» **WRITTEN REQUEST**
Among the entries below, find how many lines carry the word "chart" and state only that figure.

» **EXCERPTED DATA**

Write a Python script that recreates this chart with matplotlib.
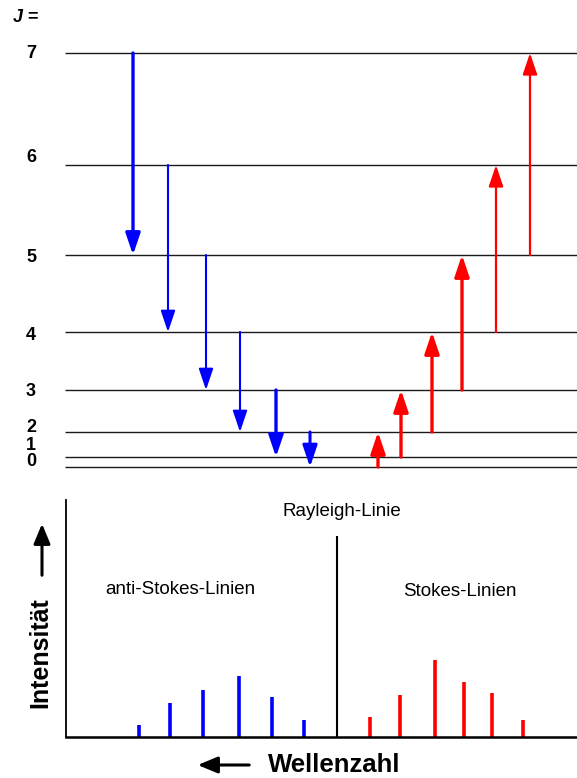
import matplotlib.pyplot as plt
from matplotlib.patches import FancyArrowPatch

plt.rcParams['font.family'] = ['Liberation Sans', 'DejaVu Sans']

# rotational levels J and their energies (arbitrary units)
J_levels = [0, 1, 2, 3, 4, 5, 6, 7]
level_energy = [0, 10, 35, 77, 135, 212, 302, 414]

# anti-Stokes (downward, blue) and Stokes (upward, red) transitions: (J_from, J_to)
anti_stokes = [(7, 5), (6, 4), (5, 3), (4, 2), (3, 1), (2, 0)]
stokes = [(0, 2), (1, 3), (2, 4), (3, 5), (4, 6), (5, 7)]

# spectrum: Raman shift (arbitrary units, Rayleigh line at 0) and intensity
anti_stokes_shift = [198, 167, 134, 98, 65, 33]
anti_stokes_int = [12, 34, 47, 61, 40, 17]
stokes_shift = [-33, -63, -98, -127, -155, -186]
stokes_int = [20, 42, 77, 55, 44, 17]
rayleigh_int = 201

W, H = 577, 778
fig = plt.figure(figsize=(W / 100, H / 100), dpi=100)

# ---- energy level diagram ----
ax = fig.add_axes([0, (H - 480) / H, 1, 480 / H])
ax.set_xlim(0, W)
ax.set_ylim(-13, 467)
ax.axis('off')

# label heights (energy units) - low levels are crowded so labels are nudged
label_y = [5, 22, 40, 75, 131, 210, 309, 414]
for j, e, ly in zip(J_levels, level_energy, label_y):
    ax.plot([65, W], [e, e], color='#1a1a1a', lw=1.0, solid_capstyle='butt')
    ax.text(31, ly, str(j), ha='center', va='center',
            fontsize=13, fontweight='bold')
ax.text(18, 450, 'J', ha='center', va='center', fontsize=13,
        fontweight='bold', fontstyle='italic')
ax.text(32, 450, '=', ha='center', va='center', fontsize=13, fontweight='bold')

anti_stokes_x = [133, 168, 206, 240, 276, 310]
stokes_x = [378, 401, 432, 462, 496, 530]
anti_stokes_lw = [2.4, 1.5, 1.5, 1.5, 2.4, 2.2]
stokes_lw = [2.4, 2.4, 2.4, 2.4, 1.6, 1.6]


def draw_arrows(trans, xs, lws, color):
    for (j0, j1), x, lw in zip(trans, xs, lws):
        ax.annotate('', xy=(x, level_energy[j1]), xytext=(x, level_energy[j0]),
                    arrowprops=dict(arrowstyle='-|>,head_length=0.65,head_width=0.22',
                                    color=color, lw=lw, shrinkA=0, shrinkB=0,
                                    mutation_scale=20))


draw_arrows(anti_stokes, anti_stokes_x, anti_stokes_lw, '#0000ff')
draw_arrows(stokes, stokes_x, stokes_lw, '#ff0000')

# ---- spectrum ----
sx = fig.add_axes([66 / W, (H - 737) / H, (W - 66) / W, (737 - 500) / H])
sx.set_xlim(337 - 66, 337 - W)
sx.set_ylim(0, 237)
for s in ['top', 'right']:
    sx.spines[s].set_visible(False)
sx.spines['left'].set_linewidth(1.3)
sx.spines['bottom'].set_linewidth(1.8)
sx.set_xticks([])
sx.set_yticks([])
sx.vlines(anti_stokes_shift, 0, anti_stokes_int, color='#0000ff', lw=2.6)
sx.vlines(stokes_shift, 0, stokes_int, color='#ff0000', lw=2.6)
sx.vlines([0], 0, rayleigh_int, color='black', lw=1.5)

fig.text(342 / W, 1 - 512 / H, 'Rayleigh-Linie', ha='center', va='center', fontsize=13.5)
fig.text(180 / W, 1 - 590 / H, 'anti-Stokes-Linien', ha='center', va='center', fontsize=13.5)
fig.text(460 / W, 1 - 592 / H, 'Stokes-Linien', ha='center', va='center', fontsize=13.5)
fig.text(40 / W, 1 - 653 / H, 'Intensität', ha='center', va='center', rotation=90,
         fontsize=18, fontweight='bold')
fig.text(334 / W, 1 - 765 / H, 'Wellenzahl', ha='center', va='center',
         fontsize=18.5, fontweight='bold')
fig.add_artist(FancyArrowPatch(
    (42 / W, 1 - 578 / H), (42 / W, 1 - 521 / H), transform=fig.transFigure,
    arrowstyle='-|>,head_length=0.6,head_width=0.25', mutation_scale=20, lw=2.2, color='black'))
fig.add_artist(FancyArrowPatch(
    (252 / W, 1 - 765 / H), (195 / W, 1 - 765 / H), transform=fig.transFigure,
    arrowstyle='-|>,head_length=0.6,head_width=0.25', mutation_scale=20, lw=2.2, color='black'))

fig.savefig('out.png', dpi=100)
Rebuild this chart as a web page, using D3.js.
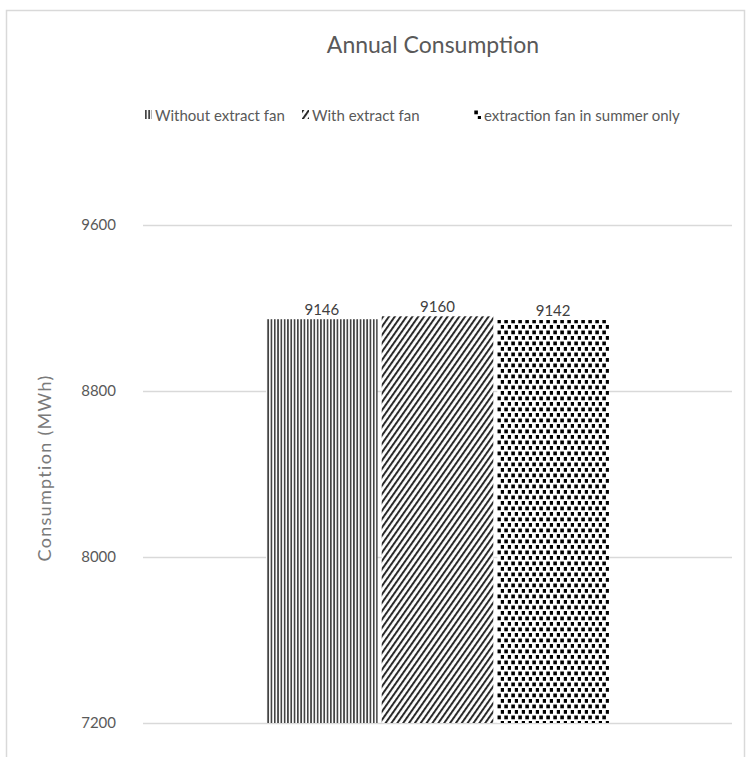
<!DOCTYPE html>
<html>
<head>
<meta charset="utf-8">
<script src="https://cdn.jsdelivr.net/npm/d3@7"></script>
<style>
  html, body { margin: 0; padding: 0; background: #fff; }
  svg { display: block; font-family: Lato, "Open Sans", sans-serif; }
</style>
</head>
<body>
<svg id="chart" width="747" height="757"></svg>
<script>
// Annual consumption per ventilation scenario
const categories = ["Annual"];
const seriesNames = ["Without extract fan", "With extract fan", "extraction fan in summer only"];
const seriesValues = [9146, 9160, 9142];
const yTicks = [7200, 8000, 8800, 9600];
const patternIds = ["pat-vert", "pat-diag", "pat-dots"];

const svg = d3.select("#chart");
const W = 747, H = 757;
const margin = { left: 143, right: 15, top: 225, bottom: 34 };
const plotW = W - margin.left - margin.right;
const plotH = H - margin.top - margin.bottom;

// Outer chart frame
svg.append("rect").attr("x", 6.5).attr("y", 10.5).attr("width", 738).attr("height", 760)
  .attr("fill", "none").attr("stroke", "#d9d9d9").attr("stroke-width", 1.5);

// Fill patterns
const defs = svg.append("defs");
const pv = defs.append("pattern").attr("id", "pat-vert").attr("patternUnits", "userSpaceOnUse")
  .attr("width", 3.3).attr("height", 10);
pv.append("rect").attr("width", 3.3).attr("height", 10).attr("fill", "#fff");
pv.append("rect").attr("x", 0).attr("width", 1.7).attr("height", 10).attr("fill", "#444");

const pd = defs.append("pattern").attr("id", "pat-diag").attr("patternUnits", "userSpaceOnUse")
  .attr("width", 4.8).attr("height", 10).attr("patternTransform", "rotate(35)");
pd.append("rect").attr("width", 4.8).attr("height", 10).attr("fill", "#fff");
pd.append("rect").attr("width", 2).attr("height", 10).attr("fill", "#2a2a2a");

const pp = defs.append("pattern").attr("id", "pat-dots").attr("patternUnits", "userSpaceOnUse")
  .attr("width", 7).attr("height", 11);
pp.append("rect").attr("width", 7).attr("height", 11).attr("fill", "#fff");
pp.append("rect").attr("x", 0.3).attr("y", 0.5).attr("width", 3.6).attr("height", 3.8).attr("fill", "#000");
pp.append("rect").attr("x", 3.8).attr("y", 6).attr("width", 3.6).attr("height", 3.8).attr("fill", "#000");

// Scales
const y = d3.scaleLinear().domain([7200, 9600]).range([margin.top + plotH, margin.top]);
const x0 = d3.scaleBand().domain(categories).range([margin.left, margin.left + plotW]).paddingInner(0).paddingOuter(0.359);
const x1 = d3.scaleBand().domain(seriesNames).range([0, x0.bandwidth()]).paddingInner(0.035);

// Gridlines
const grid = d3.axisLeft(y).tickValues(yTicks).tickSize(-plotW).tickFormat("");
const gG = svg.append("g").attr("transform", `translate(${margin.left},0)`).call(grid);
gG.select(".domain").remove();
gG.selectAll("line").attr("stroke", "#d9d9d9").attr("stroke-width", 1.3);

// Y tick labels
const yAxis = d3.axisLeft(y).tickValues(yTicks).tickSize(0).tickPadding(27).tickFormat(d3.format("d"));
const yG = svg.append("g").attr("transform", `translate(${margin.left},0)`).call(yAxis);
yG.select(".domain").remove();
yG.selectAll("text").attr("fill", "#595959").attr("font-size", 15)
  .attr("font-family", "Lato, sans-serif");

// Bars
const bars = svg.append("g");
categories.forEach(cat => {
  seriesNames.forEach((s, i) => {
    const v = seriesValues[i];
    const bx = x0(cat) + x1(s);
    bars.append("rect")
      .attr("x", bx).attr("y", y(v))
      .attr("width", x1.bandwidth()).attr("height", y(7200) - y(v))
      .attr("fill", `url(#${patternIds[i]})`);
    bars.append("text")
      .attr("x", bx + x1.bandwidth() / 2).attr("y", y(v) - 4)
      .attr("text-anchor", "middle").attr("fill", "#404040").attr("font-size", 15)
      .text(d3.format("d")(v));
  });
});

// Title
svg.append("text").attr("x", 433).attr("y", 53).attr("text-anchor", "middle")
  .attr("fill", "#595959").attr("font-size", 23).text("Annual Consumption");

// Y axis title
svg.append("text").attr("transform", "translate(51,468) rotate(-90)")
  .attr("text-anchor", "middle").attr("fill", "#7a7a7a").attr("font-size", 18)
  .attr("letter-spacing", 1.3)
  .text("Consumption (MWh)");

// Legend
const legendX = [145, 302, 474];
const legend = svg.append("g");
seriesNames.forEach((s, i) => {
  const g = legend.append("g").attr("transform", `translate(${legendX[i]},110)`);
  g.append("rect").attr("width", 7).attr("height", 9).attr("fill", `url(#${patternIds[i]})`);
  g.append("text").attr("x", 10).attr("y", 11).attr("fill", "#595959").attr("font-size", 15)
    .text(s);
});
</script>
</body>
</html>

» **RESULT FOR THIS TASK**
5